◆ Prompt
Find each line containing the string "React". Copy it.

[START Exercise material]

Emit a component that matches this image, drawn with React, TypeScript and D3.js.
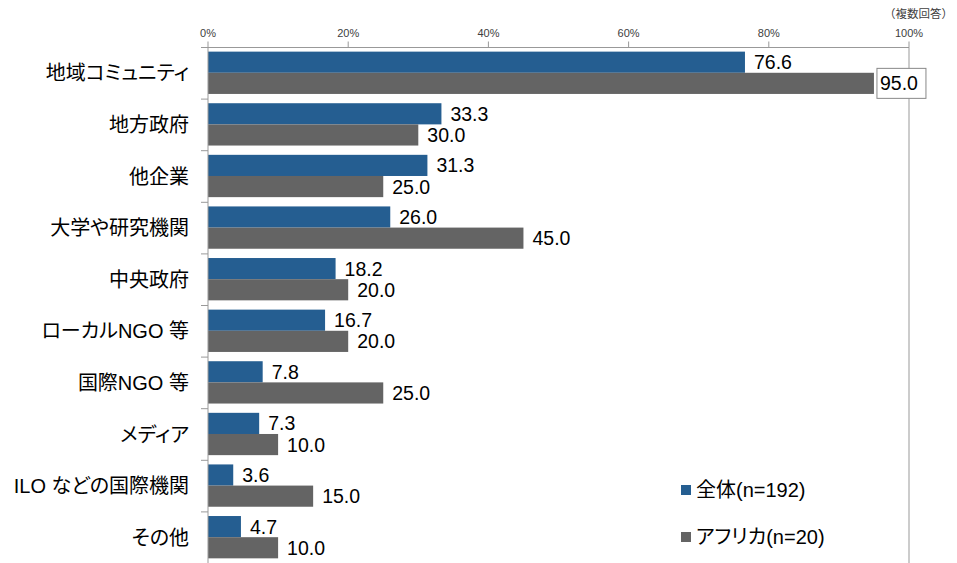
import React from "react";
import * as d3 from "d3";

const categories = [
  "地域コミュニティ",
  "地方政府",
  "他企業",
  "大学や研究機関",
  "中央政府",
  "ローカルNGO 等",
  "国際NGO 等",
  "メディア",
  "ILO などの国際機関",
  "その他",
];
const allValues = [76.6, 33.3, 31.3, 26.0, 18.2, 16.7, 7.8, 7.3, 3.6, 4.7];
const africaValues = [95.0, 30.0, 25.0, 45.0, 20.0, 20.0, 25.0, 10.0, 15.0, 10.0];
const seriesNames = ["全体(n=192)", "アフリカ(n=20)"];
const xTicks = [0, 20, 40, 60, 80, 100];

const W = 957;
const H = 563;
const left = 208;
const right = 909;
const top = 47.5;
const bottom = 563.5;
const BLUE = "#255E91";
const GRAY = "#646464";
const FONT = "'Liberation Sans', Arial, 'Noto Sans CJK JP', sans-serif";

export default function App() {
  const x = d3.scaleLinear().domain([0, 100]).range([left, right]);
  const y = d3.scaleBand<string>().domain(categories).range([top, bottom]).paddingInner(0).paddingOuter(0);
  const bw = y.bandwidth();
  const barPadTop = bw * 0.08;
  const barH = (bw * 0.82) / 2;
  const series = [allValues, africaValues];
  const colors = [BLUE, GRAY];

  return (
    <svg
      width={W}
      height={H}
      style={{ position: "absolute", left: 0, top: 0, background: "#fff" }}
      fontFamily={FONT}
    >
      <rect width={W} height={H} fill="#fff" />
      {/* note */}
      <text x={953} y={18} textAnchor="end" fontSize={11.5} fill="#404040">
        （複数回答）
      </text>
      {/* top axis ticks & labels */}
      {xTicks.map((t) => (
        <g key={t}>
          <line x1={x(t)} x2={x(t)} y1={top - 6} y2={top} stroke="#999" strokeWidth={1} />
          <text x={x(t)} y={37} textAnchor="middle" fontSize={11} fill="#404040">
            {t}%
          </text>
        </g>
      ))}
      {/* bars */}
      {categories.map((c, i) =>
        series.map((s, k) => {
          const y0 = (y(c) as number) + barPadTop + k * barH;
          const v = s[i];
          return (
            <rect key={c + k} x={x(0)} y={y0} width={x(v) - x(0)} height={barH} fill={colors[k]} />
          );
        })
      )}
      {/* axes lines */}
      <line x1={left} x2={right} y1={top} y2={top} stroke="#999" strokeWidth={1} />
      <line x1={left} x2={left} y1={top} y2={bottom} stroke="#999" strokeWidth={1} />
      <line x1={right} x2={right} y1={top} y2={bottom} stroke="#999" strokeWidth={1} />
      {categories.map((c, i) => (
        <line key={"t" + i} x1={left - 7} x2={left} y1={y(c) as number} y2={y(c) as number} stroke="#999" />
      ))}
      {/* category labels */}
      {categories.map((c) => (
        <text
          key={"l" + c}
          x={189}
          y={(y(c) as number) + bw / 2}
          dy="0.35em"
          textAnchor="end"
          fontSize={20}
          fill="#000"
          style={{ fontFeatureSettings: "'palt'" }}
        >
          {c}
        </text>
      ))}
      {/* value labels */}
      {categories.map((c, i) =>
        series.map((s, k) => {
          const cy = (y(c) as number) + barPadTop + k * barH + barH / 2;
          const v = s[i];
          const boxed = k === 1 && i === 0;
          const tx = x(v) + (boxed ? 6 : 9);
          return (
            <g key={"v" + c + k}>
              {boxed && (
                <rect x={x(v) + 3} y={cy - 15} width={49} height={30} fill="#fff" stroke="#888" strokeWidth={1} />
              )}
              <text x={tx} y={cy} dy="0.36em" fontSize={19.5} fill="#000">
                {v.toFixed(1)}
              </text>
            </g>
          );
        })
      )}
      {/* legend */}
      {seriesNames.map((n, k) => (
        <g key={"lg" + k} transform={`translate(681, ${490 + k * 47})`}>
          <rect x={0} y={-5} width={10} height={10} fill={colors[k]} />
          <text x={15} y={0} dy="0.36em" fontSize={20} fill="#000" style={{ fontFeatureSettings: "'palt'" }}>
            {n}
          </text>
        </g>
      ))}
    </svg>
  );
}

[END Exercise material]
[START Exercise material]

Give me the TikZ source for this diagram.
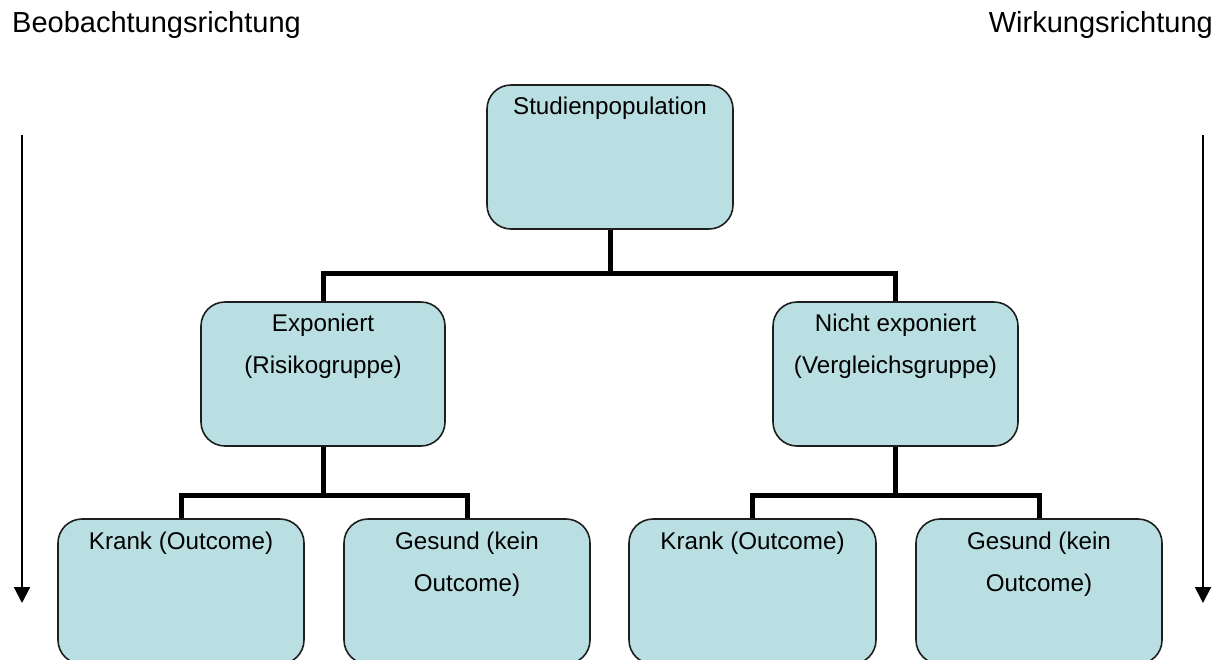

[END Exercise material]

◆ The solution
Emit a component that matches this image, drawn with React, TypeScript and D3.js.
import React from "react";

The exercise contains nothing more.